Stated task -> Reproduce exactly, with no pictures, each line from the opening of the material down through the line containing "import matplotlib.pyplot as plt".

————————

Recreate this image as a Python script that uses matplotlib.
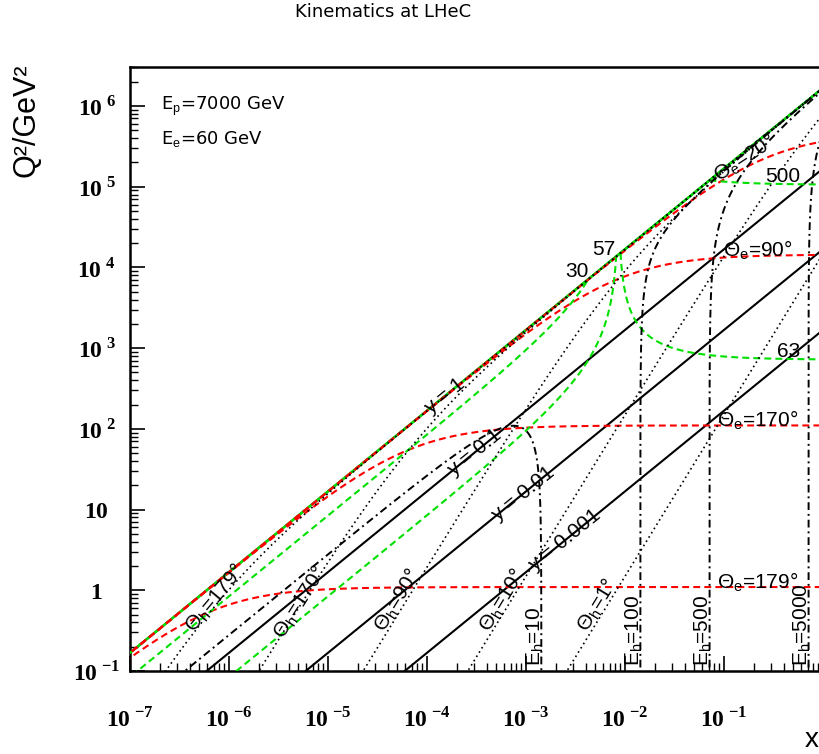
import numpy as np
import matplotlib
matplotlib.use('Agg')
import matplotlib.pyplot as plt

plt.rcParams['font.family'] = ['Liberation Sans', 'DejaVu Sans']
plt.rcParams['mathtext.fontset'] = 'custom'
plt.rcParams['mathtext.rm'] = 'Liberation Sans'
plt.rcParams['mathtext.it'] = 'Liberation Sans:italic'
plt.rcParams['mathtext.bf'] = 'Liberation Serif:bold'
plt.rcParams['mathtext.sf'] = 'Liberation Sans'

# ---------------- data ----------------
E_P = 7000.0          # proton beam energy (GeV)
E_E = 60.0            # electron beam energy (GeV)
S = 4 * E_E * E_P     # centre-of-mass energy squared

y_values = [1, 0.1, 0.01, 0.001]
y_labels = ['y = 1', 'y = 0.1', 'y = 0.01', 'y = 0.001']
y_label_logx = [-3.82, -3.52, -3.03, -2.61]

theta_e_deg = [179, 170, 90, 20]
theta_e_labels = [r'$\Theta_{\rm e}$=179°', r'$\Theta_{\rm e}$=170°',
                  r'$\Theta_{\rm e}$=90°', r'$\Theta_{\rm e}$=20°']
theta_e_label_pos = [(0.22, 1.27), (0.22, 129), (0.22, 1.65e4), (0.163, 2.28e5)]

theta_h_deg = [179, 170, 90, 10, 1]
theta_h_labels = [r'$\Theta_{\rm h}$=179°', r'$\Theta_{\rm h}$=170°',
                  r'$\Theta_{\rm h}$=90°', r'$\Theta_{\rm h}$=10°',
                  r'$\Theta_{\rm h}$=1°']
theta_h_label_pos = [(7.23e-7, 0.80), (5.21e-6, 0.70), (4.98e-5, 0.76),
                     (5.73e-4, 0.76), (5.21e-3, 0.66)]

E_h_values = [10, 100, 500, 5000]
E_h_labels = [r'E$_{\rm h}$=10', r'E$_{\rm h}$=100', r'E$_{\rm h}$=500',
              r'E$_{\rm h}$=5000']

E_e_prime = [30, 57, 63, 500]
E_e_prime_labels = ['30', '57', '63', '500']
E_e_prime_label_pos = [(3.27e-3, 8790), (6.14e-3, 1.65e4), (0.454, 897), (0.394, 1.32e5)]

x_tick_vals = [1e-7, 1e-6, 1e-5, 1e-4, 1e-3, 1e-2, 1e-1]
x_tick_labels = [r'$\mathbf{10}^{\ \mathbf{-7}}$', r'$\mathbf{10}^{\ \mathbf{-6}}$',
                 r'$\mathbf{10}^{\ \mathbf{-5}}$', r'$\mathbf{10}^{\ \mathbf{-4}}$',
                 r'$\mathbf{10}^{\ \mathbf{-3}}$', r'$\mathbf{10}^{\ \mathbf{-2}}$',
                 r'$\mathbf{10}^{\ \mathbf{-1}}$']
y_tick_vals = [1e-1, 1, 10, 1e2, 1e3, 1e4, 1e5, 1e6]
y_tick_labels = [r'$\mathbf{10}^{\ \mathbf{-1}}$', r'$\mathbf{1}$', r'$\mathbf{10}$',
                 r'$\mathbf{10}^{\ \mathbf{2}}$', r'$\mathbf{10}^{\ \mathbf{3}}$',
                 r'$\mathbf{10}^{\ \mathbf{4}}$', r'$\mathbf{10}^{\ \mathbf{5}}$',
                 r'$\mathbf{10}^{\ \mathbf{6}}$']

XMIN, XMAX = 1e-7, 1.0
YMIN, YMAX = 0.1, 10 ** 6.483

# ---------------- kinematics ----------------
def q2_theta_e(x, th):
    A = 4 * E_E ** 2 / np.tan(np.radians(th) / 2) ** 2
    return A / (1 + A / (S * x))

def q2_theta_h(x, th):
    T = np.tan(np.radians(th) / 2) ** 2
    B = T * S * x / (4 * E_E ** 2)
    return S * x * B / (1 + B)

def eh_curve(eh):
    x0 = eh / E_P
    if eh < E_E:
        x = np.concatenate([np.logspace(-7.5, np.log10(x0) - 0.05, 400),
                            x0 * (1 - np.logspace(np.log10(1 - 10 ** -0.05), -9, 400))])
        y = (eh - x * E_P) / (E_E - x * E_P)
    else:
        x = x0 * (1 + np.logspace(-9, np.log10(1.0 / x0 - 1), 800))
        y = (x * E_P - eh) / (x * E_P - E_E)
    return x, S * x * y

def eprime_curve(ep):
    xe = 4 * E_E * ep / S
    if ep < E_E:
        x = np.logspace(-7.5, np.log10(xe), 800)
    else:
        x = np.logspace(np.log10(xe), 0, 800)
    q2 = 4 * E_E * (ep - E_E) / (1 - 4 * E_E ** 2 / (S * x))
    return x, q2

# ---------------- figure ----------------
fig = plt.figure(figsize=(8.2, 7.54), dpi=100)
ax = fig.add_axes([130 / 820, 83 / 754, 693 / 820, 604 / 754])
ax.set_xscale('log')
ax.set_yscale('log')
ax.set_xlim(XMIN, XMAX)
ax.set_ylim(YMIN, YMAX)

x = np.logspace(-7.5, 0, 3000)

def angle_at(xa, q2func, dx=1.02):
    p1 = ax.transData.transform((xa / dx, q2func(xa / dx)))
    p2 = ax.transData.transform((xa * dx, q2func(xa * dx)))
    return np.degrees(np.arctan2(p2[1] - p1[1], p2[0] - p1[0]))

# y lines
for yv, lab, lx in zip(y_values, y_labels, y_label_logx):
    ax.plot(x, S * x * yv, color='black', lw=1.5, zorder=2)
    xl = 10 ** lx
    f = lambda xx, yv=yv: S * xx * yv
    ax.text(xl, f(xl), lab, fontsize=15, rotation=angle_at(xl, f),
            rotation_mode='anchor', ha='center', va='center', zorder=6)

# kinematic limit in green
ax.plot(x, S * x, color='#00e000', lw=1.8, zorder=3)

# electron angle lines (red dashed)
for th, lab, pos in zip(theta_e_deg, theta_e_labels, theta_e_label_pos):
    ax.plot(x, q2_theta_e(x, th), color='#ff0000', lw=1.5,
            linestyle=(0, (3.3, 2)), zorder=4)
    rot = 33 if th == 20 else 0
    ax.text(pos[0], pos[1], lab, fontsize=15, rotation=rot,
            rotation_mode='anchor', ha='center', va='center', zorder=6)

# scattered electron energy lines (green dashed)
for ep, lab, pos in zip(E_e_prime, E_e_prime_labels, E_e_prime_label_pos):
    xe, qe = eprime_curve(ep)
    ax.plot(xe, qe, color='#00e000', lw=1.5, linestyle=(0, (3.3, 2)), zorder=4)
    ax.text(pos[0], pos[1], lab, fontsize=15, ha='center', va='center', zorder=6)

# hadron angle lines (dotted)
for th, lab, pos in zip(theta_h_deg, theta_h_labels, theta_h_label_pos):
    ax.plot(x, q2_theta_h(x, th), color='black', lw=1.2,
            linestyle=(0, (1, 2)), zorder=5)
    f = lambda xx, th=th: q2_theta_h(xx, th)
    ax.text(pos[0], pos[1], lab, fontsize=15, rotation=angle_at(pos[0], f),
            rotation_mode='anchor', ha='center', va='center', zorder=6)

# hadron energy lines (dash-dot)
for eh, lab in zip(E_h_values, E_h_labels):
    xh, qh = eh_curve(eh)
    ax.plot(xh, qh, color='black', lw=1.4, linestyle=(0, (4, 2, 1, 2)), zorder=5)
    ax.text(0.86 * eh / E_P, 0.115, lab, fontsize=15, rotation=90,
            ha='center', va='bottom', zorder=6)

# axes styling
ax.set_xticks(x_tick_vals)
ax.set_xticklabels(x_tick_labels, fontsize=17)
ax.set_yticks(y_tick_vals)
ax.set_yticklabels(y_tick_labels, fontsize=17)
ax.tick_params(which='major', direction='in', length=11, width=1.2,
               top=False, right=False)
ax.tick_params(which='minor', direction='in', length=5.5, width=1.0,
               top=False, right=False)
ax.tick_params(axis='x', which='major', pad=26)
ax.tick_params(axis='y', which='major', pad=24)
for lab in ax.get_yticklabels():
    lab.set_ha('center')
ax.xaxis.set_minor_locator(matplotlib.ticker.LogLocator(base=10, subs=np.arange(2, 10), numticks=20))
ax.yaxis.set_minor_locator(matplotlib.ticker.LogLocator(base=10, subs=np.arange(2, 10), numticks=20))
ax.xaxis.set_minor_formatter(matplotlib.ticker.NullFormatter())
ax.yaxis.set_minor_formatter(matplotlib.ticker.NullFormatter())
for sp in ax.spines.values():
    sp.set_linewidth(1.8)

# beam energies
ax.text(0.045, 0.935, r'E$_{\rm p}$=7000 GeV', transform=ax.transAxes,
        fontsize=13, family='DejaVu Sans', ha='left', va='center')
ax.text(0.045, 0.88, r'E$_{\rm e}$=60 GeV', transform=ax.transAxes,
        fontsize=13, family='DejaVu Sans', ha='left', va='center')

# titles
fig.text(383 / 820, 1 - 12 / 754, 'Kinematics at LHeC', ha='center', va='center',
         fontsize=13, family='DejaVu Sans')
fig.text(27 / 820, 1 - 120 / 754, 'Q²/GeV²', rotation=90, ha='center', va='center',
         fontsize=22)
fig.text(812 / 820, 1 - 740 / 754, 'x', ha='center', va='center', fontsize=20)

fig.savefig('out.png', dpi=100)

————————

The answer ->
Recreate this image as a Python script that uses matplotlib.
import numpy as np
import matplotlib
matplotlib.use('Agg')
import matplotlib.pyplot as plt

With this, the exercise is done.